A fascinating fight at the next election between two of Cumbria’s most colourful MPs – the Lib Dem’s Tim Farron and the Conservative’s Rory Stewart – looks to have been averted. Under the new boundaries proposed by the English boundary commission last September it looked like the two MPs – both considered rising stars at Westminster – would be pitted against each other in what was being heralded as one of the most interesting constituency contests of the 2015 election.

But that fight-to-the-death has now been averted it seems, thanks to a cross-party agreement between the Conservatives, Lib Dems and Labour. Following the boundary commission announcement last September, Cumbria’s six existing MPs met at Westminster, sat round a map, and agreed an alternative carve-up amongst themselves.

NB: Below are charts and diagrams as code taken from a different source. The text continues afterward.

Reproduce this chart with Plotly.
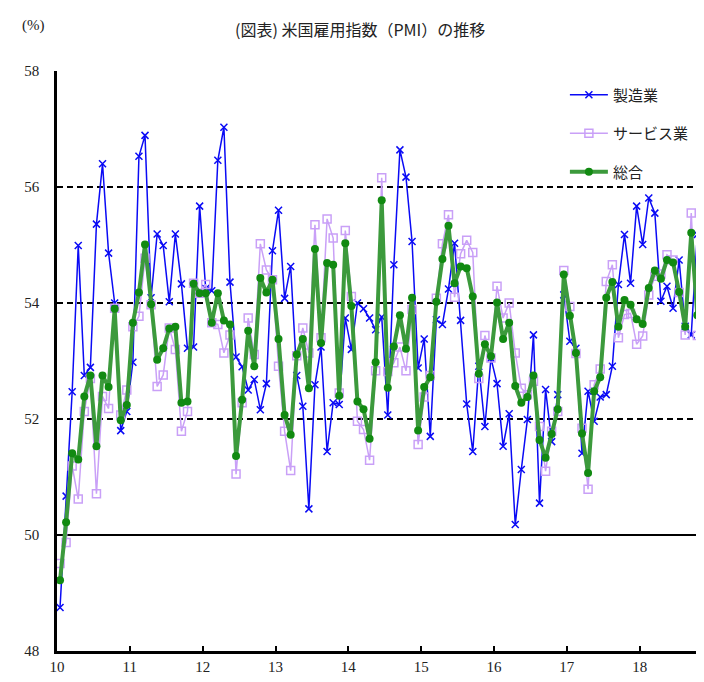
import plotly.graph_objects as go

# ---- data (monthly, Jan 2010 .. Nov 2018) ----
months = [f"{y}-{m:02d}" for y in range(2010, 2019) for m in range(1, 13)][:107]

manufacturing = [
    48.75, 50.67, 52.47, 54.99, 52.75, 52.89, 55.36, 56.40, 54.86, 54.00, 51.80, 52.13,
    52.98, 56.53, 56.89, 54.09, 55.19, 54.99, 54.02, 55.19, 54.33, 53.22, 53.24, 55.67,
    54.25, 54.21, 56.46, 57.03, 54.36, 53.07, 52.90, 52.50, 52.68, 52.16, 52.61, 54.90,
    55.60, 54.08, 54.63, 52.75, 52.22, 50.45, 52.59, 53.24, 51.44, 52.28, 52.25, 53.74,
    53.20, 54.00, 53.90, 53.74, 53.54, 53.76, 52.07, 54.66, 56.64, 56.17, 55.06, 52.88,
    53.38, 51.70, 53.71, 53.63, 54.24, 55.03, 53.70, 52.26, 51.44, 52.91, 51.87, 53.05,
    52.61, 51.53, 52.09, 50.18, 51.13, 51.99, 53.45, 50.55, 52.51, 51.61, 52.42, 54.14,
    53.34, 53.22, 51.41, 52.48, 51.96, 52.38, 52.42, 52.91, 54.32, 55.18, 54.34, 55.67,
    55.01, 55.81, 55.55, 54.03, 54.29, 53.91, 54.74, 53.60, 53.45, 55.18, 55.68,
]
services = [
    49.51, 49.87, 51.19, 50.62, 52.13, 52.70, 50.71, 52.39, 52.18, 53.91, 52.07, 52.50,
    53.59, 53.77, 54.77, 53.97, 52.56, 52.76, 53.57, 53.20, 51.79, 52.13, 54.34, 54.17,
    54.32, 53.66, 53.63, 53.14, 53.45, 51.05, 52.28, 53.74, 53.11, 55.02, 54.57, 54.40,
    52.91, 51.79, 51.11, 53.09, 53.57, 53.14, 55.35, 53.40, 55.45, 55.12, 52.45, 55.25,
    54.11, 51.96, 51.82, 51.29, 52.83, 56.16, 52.82, 52.97, 53.24, 52.83, 53.89, 51.56,
    52.38, 52.75, 54.08, 55.02, 55.52, 54.10, 54.85, 55.08, 54.87, 52.70, 53.44, 53.05,
    54.29, 53.74, 54.00, 53.14, 52.53, 52.42, 52.65, 51.87, 51.10, 51.79, 52.13, 54.56,
    53.94, 53.13, 51.84, 50.79, 52.59, 52.86, 54.37, 54.66, 53.40, 53.80, 53.82, 53.29,
    53.43, 54.14, 54.46, 54.50, 54.83, 54.74, 54.18, 53.45, 55.55, 53.44, 53.05,
]
composite = [
    49.22, 50.22, 51.41, 51.30, 52.39, 52.75, 51.53, 52.75, 52.55, 53.90, 51.98, 52.24,
    53.66, 54.18, 55.01, 53.98, 53.02, 53.22, 53.56, 53.59, 52.28, 52.30, 54.33, 54.17,
    54.17, 53.66, 54.17, 53.70, 53.63, 51.36, 52.33, 53.52, 52.91, 54.43, 54.18, 54.40,
    53.38, 52.07, 51.73, 53.11, 53.38, 52.53, 54.93, 53.31, 54.69, 54.66, 52.40, 55.03,
    53.95, 52.30, 52.17, 51.66, 52.98, 55.77, 52.54, 53.25, 53.79, 53.21, 54.09, 51.80,
    52.55, 52.72, 54.02, 54.76, 55.33, 54.34, 54.63, 54.60, 54.11, 52.78, 53.29, 53.08,
    54.01, 53.38, 53.66, 52.57, 52.28, 52.38, 52.75, 51.64, 51.33, 51.74, 52.17, 54.49,
    53.78, 53.14, 51.75, 51.07, 52.48, 52.72, 54.09, 54.36, 53.59, 54.05, 53.97, 53.72,
    53.64, 54.26, 54.56, 54.42, 54.74, 54.70, 54.19, 53.59, 55.21, 53.79, 53.34,
]
year_labels = ["10", "11", "12", "13", "14", "15", "16", "17", "18"]
y_ticks = [48, 50, 52, 54, 56, 58]
baseline = 50

x = list(range(len(months)))
year_tick_pos = [12 * k - 0.5 for k in range(len(year_labels))]

JP = "Noto Sans CJK JP"
NUM = "Liberation Serif"

fig = go.Figure()
fig.add_trace(go.Scatter(
    x=x, y=manufacturing, name="製造業", mode="lines+markers",
    line=dict(color="#0A0AF5", width=1.5),
    marker=dict(symbol="x-thin", size=7, line=dict(color="#0A0AF5", width=1.5)),
    legendgroup="a",
))
fig.add_trace(go.Scatter(
    x=x, y=services, name="サービス業", mode="lines+markers",
    line=dict(color="#C9A0F7", width=1.5),
    marker=dict(symbol="square-open", size=8, color="#C9A0F7", line=dict(width=1.5)),
    legendgroup="b",
))
fig.add_trace(go.Scatter(
    x=x, y=composite, name="総合", mode="lines+markers",
    line=dict(color="#3C9A3C", width=4),
    marker=dict(symbol="circle", size=8, color="#118A11"),
    legendgroup="c",
))

fig.add_shape(type="line", xref="paper", yref="y", x0=0, x1=1, y0=baseline, y1=baseline,
              line=dict(color="black", width=2), layer="below")

fig.update_layout(
    width=696, height=666,
    margin=dict(l=49, r=0, t=63, b=23),
    plot_bgcolor="white", paper_bgcolor="white",
    title=dict(text="(図表) 米国雇用指数（PMI）の推移", x=0.506, xref="container", xanchor="center",
               y=1 - 22 / 666, yanchor="middle", yref="container",
               font=dict(family=JP, size=16, color="#222")),
    showlegend=True,
    legend=dict(x=0.785, y=0.987, xanchor="left", yanchor="top", bgcolor="rgba(0,0,0,0)",
                font=dict(family=JP, size=15, color="#222"), itemwidth=38,
                tracegroupgap=16),
    xaxis=dict(range=[-0.5, 106.1], tickvals=year_tick_pos, ticktext=year_labels,
               showgrid=False, zeroline=False, showline=True, linecolor="black", linewidth=2.5,
               ticks="inside", ticklen=5, tickwidth=1.5, tickcolor="black",
               tickfont=dict(family=NUM, size=15, color="#222")),
    yaxis=dict(range=[48, 58], tickvals=y_ticks, showgrid=True, gridcolor="black", gridwidth=1.5,
               griddash="6px,4px", zeroline=False, showline=True, linecolor="black", linewidth=2.5,
               ticks="", ticklabelstandoff=12,
               tickfont=dict(family=NUM, size=15, color="#222")),
    annotations=[dict(text="(%)", xref="paper", yref="paper", x=-0.037, y=1.079,
                      xanchor="center", yanchor="middle", showarrow=False,
                      font=dict(family=NUM, size=15, color="#222"))],
)

fig.write_html("out.html")
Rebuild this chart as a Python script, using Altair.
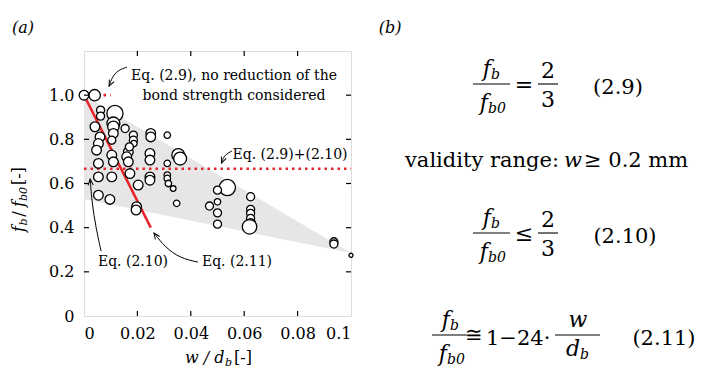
import altair as alt
import pandas as pd

# ---- test results: relative crack width w/d_b vs. bond strength ratio f_b/f_b0 ----
wd = [0.0, 0.004, 0.0062, 0.0062, 0.0116, 0.011, 0.0041, 0.011, 0.0154, 0.011,
      0.006, 0.0054, 0.0104, 0.0185, 0.0185, 0.0187, 0.025, 0.025, 0.0312, 0.0047,
      0.0054, 0.0104, 0.011, 0.0166, 0.017, 0.016, 0.0166, 0.0247, 0.0247, 0.0312,
      0.0353, 0.036, 0.0054, 0.0104, 0.0172, 0.0203, 0.0247, 0.0247, 0.0312, 0.0312,
      0.0316, 0.0334, 0.0054, 0.0097, 0.0197, 0.0195, 0.0347, 0.0537, 0.050, 0.050,
      0.047, 0.050, 0.050, 0.0624, 0.0624, 0.0624, 0.0624, 0.0624, 0.0620, 0.0936,
      0.0936, 0.1]
fb = [1.0, 1.0, 0.932, 0.905, 0.917, 0.872, 0.857, 0.857, 0.849, 0.827,
      0.811, 0.781, 0.796, 0.819, 0.796, 0.781, 0.827, 0.811, 0.819, 0.751,
      0.691, 0.729, 0.698, 0.743, 0.766, 0.721, 0.698, 0.736, 0.706, 0.691,
      0.729, 0.713, 0.630, 0.630, 0.645, 0.593, 0.630, 0.615, 0.638, 0.623,
      0.600, 0.577, 0.547, 0.528, 0.495, 0.480, 0.510, 0.582, 0.570, 0.517,
      0.498, 0.467, 0.416, 0.540, 0.483, 0.465, 0.442, 0.419, 0.404, 0.336,
      0.326, 0.275]
# bar diameter of each specimen (mm), shown as circle size
db = [12, 14, 10, 10, 20, 16, 12, 14, 10, 12,
      12, 12, 10, 10, 10, 8, 12, 12, 8, 12,
      12, 12, 12, 12, 10, 12, 12, 12, 12, 8,
      16, 16, 12, 12, 12, 12, 12, 12, 8, 8,
      8, 7, 12, 12, 12, 12, 8, 20, 10, 8,
      10, 10, 10, 10, 10, 10, 10, 12, 18, 10,
      10, 5]

# scatter band of the test results
band_x = [0.0, 0.1]
band_hi = [1.0, 0.285]
band_lo = [0.53, 0.285]

# Eq. (2.11): f_b/f_b0 = 1 - 24 w/d_b, drawn down to w/d_b = 0.025
eq211_x = [0.0, 0.025]
eq211_y = [1 - 24 * v for v in eq211_x]
# Eq. (2.9)/(2.10): f_b/f_b0 = 2/3 ; no reduction: f_b/f_b0 = 1
eq29_x = [0.0, 0.1]
eq29_y = [2 / 3, 2 / 3]
noref_x = [0.0, 0.01]
noref_y = [1.0, 1.0]

x_ticks = [0, 0.02, 0.04, 0.06, 0.08, 0.1]
y_ticks = [0, 0.2, 0.4, 0.6, 0.8, 1.0]

# ---- layout ----
X0, Y0 = 84, 51      # plot origin on the page
W, H = 267, 265      # plot area
FONT = "DejaVu Serif"
RED = "#e8262a"

xs = alt.Scale(domain=[0, 0.1], nice=False, zero=False)
ys = alt.Scale(domain=[0, 1.2], nice=False, zero=False)

pts = pd.DataFrame({"wd": wd, "fb": fb, "db": db})

axis_x = alt.Axis(values=x_ticks, ticks=False, domain=False, grid=False, title=None,
                  labelFont=FONT, labelFontSize=16, labelColor="black", labelPadding=9,
                  labelExpr="datum.value == 0 ? '0' : datum.value == 0.1 ? '0.1' : format(datum.value, '.2f')")
axis_y = alt.Axis(values=y_ticks, ticks=False, domain=False, grid=False, title=None,
                  labelFont=FONT, labelFontSize=16, labelColor="black", labelPadding=10,
                  labelExpr="datum.value == 0 ? '0' : format(datum.value, '.1f')")

band = alt.Chart(pd.DataFrame({"x": band_x, "hi": band_hi, "lo": band_lo})).mark_area(
    color="#e6e6e6").encode(
    x=alt.X("x:Q", scale=xs, axis=axis_x),
    y=alt.Y("hi:Q", scale=ys, axis=axis_y),
    y2="lo:Q")

dotted = alt.Chart(pd.DataFrame({"x": eq29_x + noref_x, "y": eq29_y + noref_y,
                                 "g": ["a", "a", "b", "b"]})).mark_line(
    color=RED, strokeWidth=2.6, strokeDash=[2.5, 4], strokeCap="butt").encode(
    x=alt.X("x:Q", scale=xs), y=alt.Y("y:Q", scale=ys), detail="g:N")

eqline = alt.Chart(pd.DataFrame({"x": eq211_x, "y": eq211_y})).mark_line(
    color=RED, strokeWidth=2.5).encode(
    x=alt.X("x:Q", scale=xs), y=alt.Y("y:Q", scale=ys))

circles = alt.Chart(pts).mark_point(
    shape="circle", filled=True, fill="white", stroke="black", strokeWidth=1.3,
    opacity=1).encode(
    x=alt.X("wd:Q", scale=xs),
    y=alt.Y("fb:Q", scale=ys),
    size=alt.Size("db:Q", scale=alt.Scale(type="pow", exponent=2, domain=[0, 20], range=[0, 260]),
                  legend=None))

# inward ticks on all four sides
inner_x = pd.DataFrame({"v": x_ticks[1:-1]})
inner_y = pd.DataFrame({"v": y_ticks[1:]})
tick_style = dict(color="black", strokeWidth=1.2)
ticks = [
    alt.Chart(inner_x).mark_rule(**tick_style).encode(
        x=alt.X("v:Q", scale=xs), y=alt.value(H), y2=alt.value(H - 5)),
    alt.Chart(inner_x).mark_rule(**tick_style).encode(
        x=alt.X("v:Q", scale=xs), y=alt.value(0), y2=alt.value(5)),
    alt.Chart(inner_y).mark_rule(**tick_style).encode(
        y=alt.Y("v:Q", scale=ys), x=alt.value(0), x2=alt.value(5)),
    alt.Chart(inner_y).mark_rule(**tick_style).encode(
        y=alt.Y("v:Q", scale=ys), x=alt.value(W), x2=alt.value(W - 5)),
]

# leader arrows for the annotations (data coordinates)
leaders = pd.DataFrame({
    "g": ["a"] * 4 + ["b"] * 4 + ["c"] * 4 + ["d"] * 4,
    "i": list(range(4)) * 4,
    "x": [0.0161, 0.0127, 0.0105, 0.0094,
          0.0554, 0.0532, 0.0521, 0.0515,
          0.0064, 0.0045, 0.0030, 0.0023,
          0.0427, 0.0360, 0.0303, 0.0262],
    "y": [1.127, 1.113, 1.081, 1.041,
          0.747, 0.733, 0.715, 0.692,
          0.294, 0.398, 0.511, 0.620,
          0.244, 0.262, 0.312, 0.376],
})
heads = pd.DataFrame({
    "x": [0.0094, 0.0515, 0.0023, 0.0262],
    "y": [1.041, 0.692, 0.620, 0.376],
    "a": [25, 22, 175, 145],
})
arrow_lines = alt.Chart(leaders).mark_line(color="black", strokeWidth=1,
                                           interpolate="basis").encode(
    x=alt.X("x:Q", scale=xs), y=alt.Y("y:Q", scale=ys),
    detail="g:N", order="i:Q")
arrow_heads = alt.Chart(heads).mark_point(
    shape="M-0.55,-1.3L0,0L0.55,-1.3", filled=False, stroke="black",
    strokeWidth=1, size=90, opacity=1).encode(
    x=alt.X("x:Q", scale=xs), y=alt.Y("y:Q", scale=ys),
    angle=alt.Angle("a:Q", scale=None))

one = pd.DataFrame({"k": [0]})


def label(s, px, py, size=14, italic=False, align="center", baseline="alphabetic", angle=0):
    kw = dict(text=s, font=FONT, fontSize=size, align=align, baseline=baseline, color="black")
    if italic:
        kw["fontStyle"] = "italic"
    if angle:
        kw["angle"] = angle
    return alt.Chart(one).mark_text(**kw).encode(x=alt.value(px - X0), y=alt.value(py - Y0))


def bar(x1, x2, py):
    return alt.Chart(one).mark_rule(color="black", strokeWidth=1.1).encode(
        x=alt.value(x1 - X0), x2=alt.value(x2 - X0), y=alt.value(py - Y0))


def ratio(cx, x1, x2, y0):
    """f_b over f_b0 as a stacked fraction"""
    return [
        label("f", cx, y0 - 8, 22, True, "right"),
        label("b", cx, y0 - 5, 14, True, "left"),
        bar(x1, x2, y0),
        label("f", cx - 3, y0 + 26, 22, True, "right"),
        label("b0", cx - 3, y0 + 29, 14, True, "left"),
    ]


texts = [
    label("(a)", 23, 33, 16, True),
    label("(b)", 390, 33, 16, True),
    label("Eq. (2.9), no reduction of the", 234, 80),
    label("bond strength considered", 234, 100),
    label("Eq. (2.9)+(2.10)", 290, 159),
    label("Eq. (2.10)", 133, 266),
    label("Eq. (2.11)", 237, 266),
    # y-axis title, rotated
    label("f", 24, 229, 16, True, "center", "alphabetic", 270),
    label("b", 27, 222, 11, True, "center", "alphabetic", 270),
    label("/", 24, 214, 16, False, "center", "alphabetic", 270),
    label("f", 24, 204, 16, True, "center", "alphabetic", 270),
    label("b0", 27, 194, 11, True, "center", "alphabetic", 270),
    label("[-]", 24, 176, 16, False, "center", "alphabetic", 270),
    # x-axis title
    label("w / d", 185, 363, 16, True, "left"),
    label("b", 225, 366, 11, True, "left"),
    label("[-]", 234, 363, 16, False, "left"),
]

# right-hand panel: the design equations
eqs = []
y29, y210, y211 = 84, 233, 335
eqs += ratio(491, 473, 510, y29)
eqs += [label("=", 524, y29 + 1, 22, False, "center", "middle"),
        label("2", 548, y29 - 6, 22), bar(538, 558, y29), label("3", 548, y29 + 23, 22),
        label("(2.9)", 618, y29 + 10, 21)]
eqs += [label("validity range:", 405, 167, 21, False, "left"),
        label("w", 564, 167, 21, True, "left"),
        label("≥ 0.2 mm", 584, 167, 21, False, "left")]
eqs += ratio(491, 473, 510, y210)
eqs += [label("≤", 524, y210 + 1, 22, False, "center", "middle"),
        label("2", 548, y210 - 6, 22), bar(538, 558, y210), label("3", 548, y210 + 23, 22),
        label("(2.10)", 625, y210 + 10, 21)]
eqs += ratio(450, 432, 467, y211)
eqs += [label("≅", 474, y211 + 1, 21, False, "center", "middle"),
        label("1−24·", 486, y211 + 10, 21, False, "left"),
        label("w", 578, y211 - 8, 22, True),
        bar(555, 600, y211),
        label("d", 580, y211 + 21, 22, True, "right"),
        label("b", 580, y211 + 24, 14, True, "left"),
        label("(2.11)", 664, y211 + 10, 21)]

chart = alt.layer(band, dotted, eqline, circles, *ticks, arrow_lines, arrow_heads,
                  *texts, *eqs).properties(
    width=W, height=H,
    padding={"left": X0, "top": Y0, "right": 708 - X0 - W, "bottom": 370 - Y0 - H},
    autosize="none",
).configure_view(stroke="black", strokeWidth=1.2).configure(background="white")

chart.save("out.html", embed_options={"renderer": "svg", "actions": False})
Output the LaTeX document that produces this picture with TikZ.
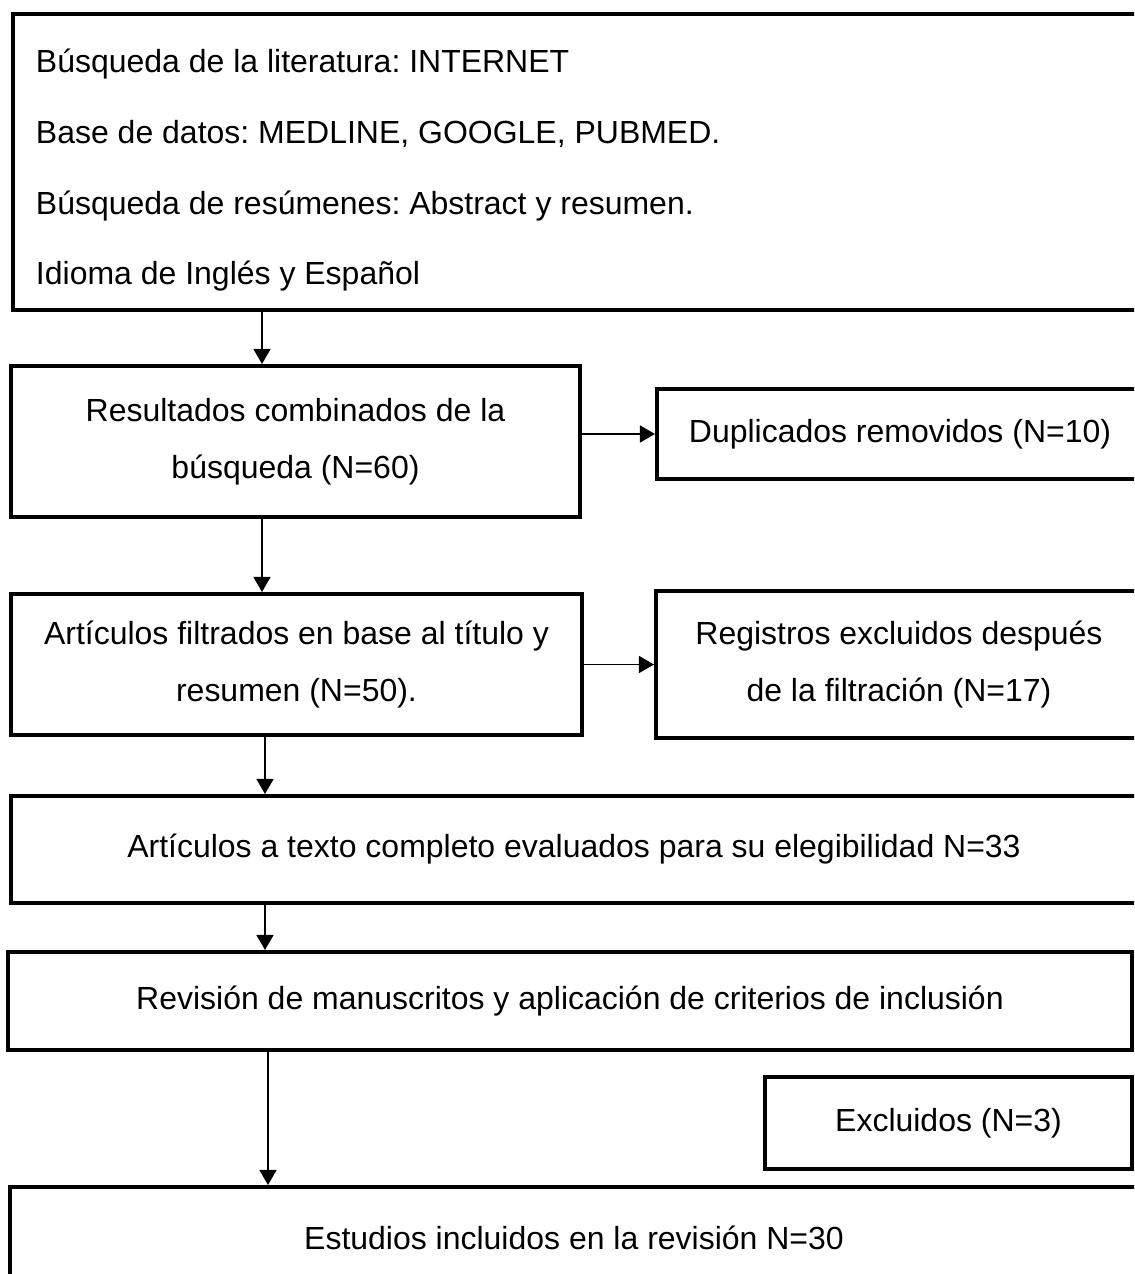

Although the MPs accepted that Cumbria would have to lose one of its six seats under the new law, since nationally the number of seats at Westminster is being cut by 50 (and constituency sizes made more equal in terms of population). But MPs representing all three parties in Cumbria agreed a plan which they think better reflects the geography of the county. And it will mean that both Farron and Stewart can still fight seats at the 2015 election which are roughly similar to their existing constituencies.

The cross-party deal would overturn the boundary commission’s controversial plans to create a new seat which would have joined Windermere with Whitehaven. Most Cumbrians thought the plans were crazy, since the new seat would have been a geographical nightmare in terms of transport links, straddling England’s highest mountain range.

Under the alternative cross-party plan, two of Cumbria’s five seats would be centred around its biggest urban areas – Carlisle and Barrow. Another would take in the industrial towns of West Cumbria – Whitehaven, Workington and Maryport. A fourth, likely to be Stewart’s seat, would include Penrith, Keswick and Cockermouth. And Tim Farron, the president of the Liberal Democrats (and possible next leader) would be left with a Westmoreland seat around Kendal, Windermere, Ambleside and the southern Lake District.

The three main parties have submitted broadly similar plans to the boundary commission along these lines, with small variations. The commission is not obliged to accept what they say, but a decision to reject the almost unanimous views of the three main parties (as well as important local groups such as the national farmers’ union) would face a strong risk of being overturned in a judicial review.

Drat! That Farron-Stewart punch-up would have made a lovely constituency film in 2015.